Directive: The material below should be written out in full and exactly; pictures stay out of the copy.

Provided material:
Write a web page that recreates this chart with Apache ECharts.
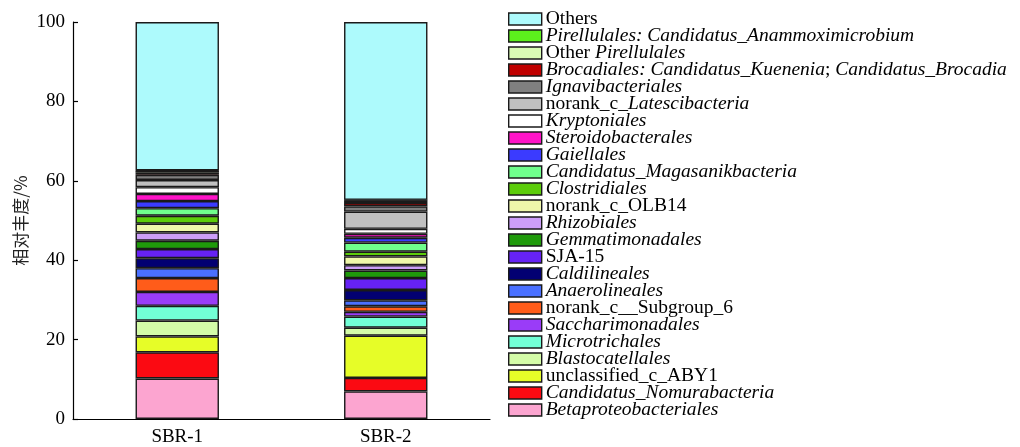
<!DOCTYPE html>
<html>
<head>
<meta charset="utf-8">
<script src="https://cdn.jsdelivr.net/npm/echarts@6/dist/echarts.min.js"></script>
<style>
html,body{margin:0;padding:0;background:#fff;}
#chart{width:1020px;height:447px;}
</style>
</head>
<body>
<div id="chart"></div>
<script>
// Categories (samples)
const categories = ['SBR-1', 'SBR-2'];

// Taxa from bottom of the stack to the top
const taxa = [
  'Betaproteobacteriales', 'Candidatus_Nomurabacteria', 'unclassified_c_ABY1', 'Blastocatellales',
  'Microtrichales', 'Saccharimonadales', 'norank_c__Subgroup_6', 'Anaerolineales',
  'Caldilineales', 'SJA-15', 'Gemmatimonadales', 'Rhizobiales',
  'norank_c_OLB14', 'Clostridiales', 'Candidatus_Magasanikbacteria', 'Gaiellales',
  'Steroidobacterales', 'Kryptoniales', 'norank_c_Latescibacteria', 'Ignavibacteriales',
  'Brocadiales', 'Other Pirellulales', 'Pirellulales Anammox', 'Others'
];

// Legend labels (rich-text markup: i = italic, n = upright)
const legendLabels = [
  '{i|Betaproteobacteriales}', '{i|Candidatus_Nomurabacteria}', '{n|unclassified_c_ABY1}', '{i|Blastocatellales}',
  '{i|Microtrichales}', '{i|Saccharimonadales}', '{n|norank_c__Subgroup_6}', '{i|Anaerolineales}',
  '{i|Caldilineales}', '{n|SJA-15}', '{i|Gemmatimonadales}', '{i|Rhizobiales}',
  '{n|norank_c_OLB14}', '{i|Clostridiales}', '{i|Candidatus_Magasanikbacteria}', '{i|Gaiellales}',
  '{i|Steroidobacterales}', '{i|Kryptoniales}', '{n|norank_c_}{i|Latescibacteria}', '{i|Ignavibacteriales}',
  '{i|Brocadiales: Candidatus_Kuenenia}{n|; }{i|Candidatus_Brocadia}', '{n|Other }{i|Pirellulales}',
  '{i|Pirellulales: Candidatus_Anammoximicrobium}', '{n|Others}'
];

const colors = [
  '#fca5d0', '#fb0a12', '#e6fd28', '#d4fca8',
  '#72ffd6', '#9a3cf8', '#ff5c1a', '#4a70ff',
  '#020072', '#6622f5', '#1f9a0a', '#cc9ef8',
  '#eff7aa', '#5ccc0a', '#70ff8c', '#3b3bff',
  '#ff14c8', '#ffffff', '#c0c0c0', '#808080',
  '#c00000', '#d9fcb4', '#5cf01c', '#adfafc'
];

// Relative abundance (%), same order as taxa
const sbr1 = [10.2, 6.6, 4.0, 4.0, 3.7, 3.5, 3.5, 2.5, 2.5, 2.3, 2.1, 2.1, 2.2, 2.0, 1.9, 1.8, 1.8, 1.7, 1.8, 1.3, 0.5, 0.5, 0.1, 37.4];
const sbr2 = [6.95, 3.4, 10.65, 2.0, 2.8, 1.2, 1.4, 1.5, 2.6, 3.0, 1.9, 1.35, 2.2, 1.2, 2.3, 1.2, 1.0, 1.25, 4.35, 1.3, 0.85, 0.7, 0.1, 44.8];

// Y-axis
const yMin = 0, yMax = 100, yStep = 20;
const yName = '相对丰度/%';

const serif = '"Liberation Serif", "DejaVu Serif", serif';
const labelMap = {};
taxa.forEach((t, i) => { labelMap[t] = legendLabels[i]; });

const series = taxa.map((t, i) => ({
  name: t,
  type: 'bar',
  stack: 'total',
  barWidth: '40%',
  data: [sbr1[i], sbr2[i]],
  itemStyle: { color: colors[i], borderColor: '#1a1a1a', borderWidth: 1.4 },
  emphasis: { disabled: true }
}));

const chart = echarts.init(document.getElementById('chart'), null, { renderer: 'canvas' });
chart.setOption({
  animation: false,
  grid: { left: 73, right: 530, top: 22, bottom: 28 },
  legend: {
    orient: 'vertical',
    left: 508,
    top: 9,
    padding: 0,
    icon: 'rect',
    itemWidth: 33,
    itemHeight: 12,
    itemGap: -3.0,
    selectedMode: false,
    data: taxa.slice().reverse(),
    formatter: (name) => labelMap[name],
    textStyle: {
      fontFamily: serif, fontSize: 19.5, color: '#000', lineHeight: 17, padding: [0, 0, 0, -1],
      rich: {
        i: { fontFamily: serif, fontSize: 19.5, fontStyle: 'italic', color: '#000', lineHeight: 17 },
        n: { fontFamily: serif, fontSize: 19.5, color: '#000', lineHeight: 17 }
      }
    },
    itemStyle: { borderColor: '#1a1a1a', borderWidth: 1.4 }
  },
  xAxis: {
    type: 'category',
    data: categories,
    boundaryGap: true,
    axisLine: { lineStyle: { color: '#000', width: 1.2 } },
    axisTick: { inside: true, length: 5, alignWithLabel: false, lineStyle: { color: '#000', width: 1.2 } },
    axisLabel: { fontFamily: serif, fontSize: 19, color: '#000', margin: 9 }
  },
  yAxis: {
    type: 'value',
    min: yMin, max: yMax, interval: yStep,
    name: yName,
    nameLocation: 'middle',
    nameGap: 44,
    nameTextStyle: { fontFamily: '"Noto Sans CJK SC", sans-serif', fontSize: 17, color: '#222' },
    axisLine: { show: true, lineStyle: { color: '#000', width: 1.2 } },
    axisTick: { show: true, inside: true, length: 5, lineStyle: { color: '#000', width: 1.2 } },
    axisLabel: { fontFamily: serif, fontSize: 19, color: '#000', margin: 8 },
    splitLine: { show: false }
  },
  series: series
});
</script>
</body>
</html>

Result below:
Write a web page that recreates this chart with Apache ECharts.
<!DOCTYPE html>
<html>
<head>
<meta charset="utf-8">
<script src="https://cdn.jsdelivr.net/npm/echarts@6/dist/echarts.min.js"></script>
<style>
html,body{margin:0;padding:0;background:#fff;}
#chart{width:1020px;height:447px;}
</style>
</head>
<body>
<div id="chart"></div>
<script>
// Categories (samples)
const categories = ['SBR-1', 'SBR-2'];

// Taxa from bottom of the stack to the top
const taxa = [
  'Betaproteobacteriales', 'Candidatus_Nomurabacteria', 'unclassified_c_ABY1', 'Blastocatellales',
  'Microtrichales', 'Saccharimonadales', 'norank_c__Subgroup_6', 'Anaerolineales',
  'Caldilineales', 'SJA-15', 'Gemmatimonadales', 'Rhizobiales',
  'norank_c_OLB14', 'Clostridiales', 'Candidatus_Magasanikbacteria', 'Gaiellales',
  'Steroidobacterales', 'Kryptoniales', 'norank_c_Latescibacteria', 'Ignavibacteriales',
  'Brocadiales', 'Other Pirellulales', 'Pirellulales Anammox', 'Others'
];

// Legend labels (rich-text markup: i = italic, n = upright)
const legendLabels = [
  '{i|Betaproteobacteriales}', '{i|Candidatus_Nomurabacteria}', '{n|unclassified_c_ABY1}', '{i|Blastocatellales}',
  '{i|Microtrichales}', '{i|Saccharimonadales}', '{n|norank_c__Subgroup_6}', '{i|Anaerolineales}',
  '{i|Caldilineales}', '{n|SJA-15}', '{i|Gemmatimonadales}', '{i|Rhizobiales}',
  '{n|norank_c_OLB14}', '{i|Clostridiales}', '{i|Candidatus_Magasanikbacteria}', '{i|Gaiellales}',
  '{i|Steroidobacterales}', '{i|Kryptoniales}', '{n|norank_c_}{i|Latescibacteria}', '{i|Ignavibacteriales}',
  '{i|Brocadiales: Candidatus_Kuenenia}{n|; }{i|Candidatus_Brocadia}', '{n|Other }{i|Pirellulales}',
  '{i|Pirellulales: Candidatus_Anammoximicrobium}', '{n|Others}'
];

const colors = [
  '#fca5d0', '#fb0a12', '#e6fd28', '#d4fca8',
  '#72ffd6', '#9a3cf8', '#ff5c1a', '#4a70ff',
  '#020072', '#6622f5', '#1f9a0a', '#cc9ef8',
  '#eff7aa', '#5ccc0a', '#70ff8c', '#3b3bff',
  '#ff14c8', '#ffffff', '#c0c0c0', '#808080',
  '#c00000', '#d9fcb4', '#5cf01c', '#adfafc'
];

// Relative abundance (%), same order as taxa
const sbr1 = [10.2, 6.6, 4.0, 4.0, 3.7, 3.5, 3.5, 2.5, 2.5, 2.3, 2.1, 2.1, 2.2, 2.0, 1.9, 1.8, 1.8, 1.7, 1.8, 1.3, 0.5, 0.5, 0.1, 37.4];
const sbr2 = [6.95, 3.4, 10.65, 2.0, 2.8, 1.2, 1.4, 1.5, 2.6, 3.0, 1.9, 1.35, 2.2, 1.2, 2.3, 1.2, 1.0, 1.25, 4.35, 1.3, 0.85, 0.7, 0.1, 44.8];

// Y-axis
const yMin = 0, yMax = 100, yStep = 20;
const yName = '相对丰度/%';

const serif = '"Liberation Serif", "DejaVu Serif", serif';
const labelMap = {};
taxa.forEach((t, i) => { labelMap[t] = legendLabels[i]; });

const series = taxa.map((t, i) => ({
  name: t,
  type: 'bar',
  stack: 'total',
  barWidth: '40%',
  data: [sbr1[i], sbr2[i]],
  itemStyle: { color: colors[i], borderColor: '#1a1a1a', borderWidth: 1.4 },
  emphasis: { disabled: true }
}));

const chart = echarts.init(document.getElementById('chart'), null, { renderer: 'canvas' });
chart.setOption({
  animation: false,
  grid: { left: 73, right: 530, top: 22, bottom: 28 },
  legend: {
    orient: 'vertical',
    left: 508,
    top: 9,
    padding: 0,
    icon: 'rect',
    itemWidth: 33,
    itemHeight: 12,
    itemGap: -3.0,
    selectedMode: false,
    data: taxa.slice().reverse(),
    formatter: (name) => labelMap[name],
    textStyle: {
      fontFamily: serif, fontSize: 19.5, color: '#000', lineHeight: 17, padding: [0, 0, 0, -1],
      rich: {
        i: { fontFamily: serif, fontSize: 19.5, fontStyle: 'italic', color: '#000', lineHeight: 17 },
        n: { fontFamily: serif, fontSize: 19.5, color: '#000', lineHeight: 17 }
      }
    },
    itemStyle: { borderColor: '#1a1a1a', borderWidth: 1.4 }
  },
  xAxis: {
    type: 'category',
    data: categories,
    boundaryGap: true,
    axisLine: { lineStyle: { color: '#000', width: 1.2 } },
    axisTick: { inside: true, length: 5, alignWithLabel: false, lineStyle: { color: '#000', width: 1.2 } },
    axisLabel: { fontFamily: serif, fontSize: 19, color: '#000', margin: 9 }
  },
  yAxis: {
    type: 'value',
    min: yMin, max: yMax, interval: yStep,
    name: yName,
    nameLocation: 'middle',
    nameGap: 44,
    nameTextStyle: { fontFamily: '"Noto Sans CJK SC", sans-serif', fontSize: 17, color: '#222' },
    axisLine: { show: true, lineStyle: { color: '#000', width: 1.2 } },
    axisTick: { show: true, inside: true, length: 5, lineStyle: { color: '#000', width: 1.2 } },
    axisLabel: { fontFamily: serif, fontSize: 19, color: '#000', margin: 8 },
    splitLine: { show: false }
  },
  series: series
});
</script>
</body>
</html>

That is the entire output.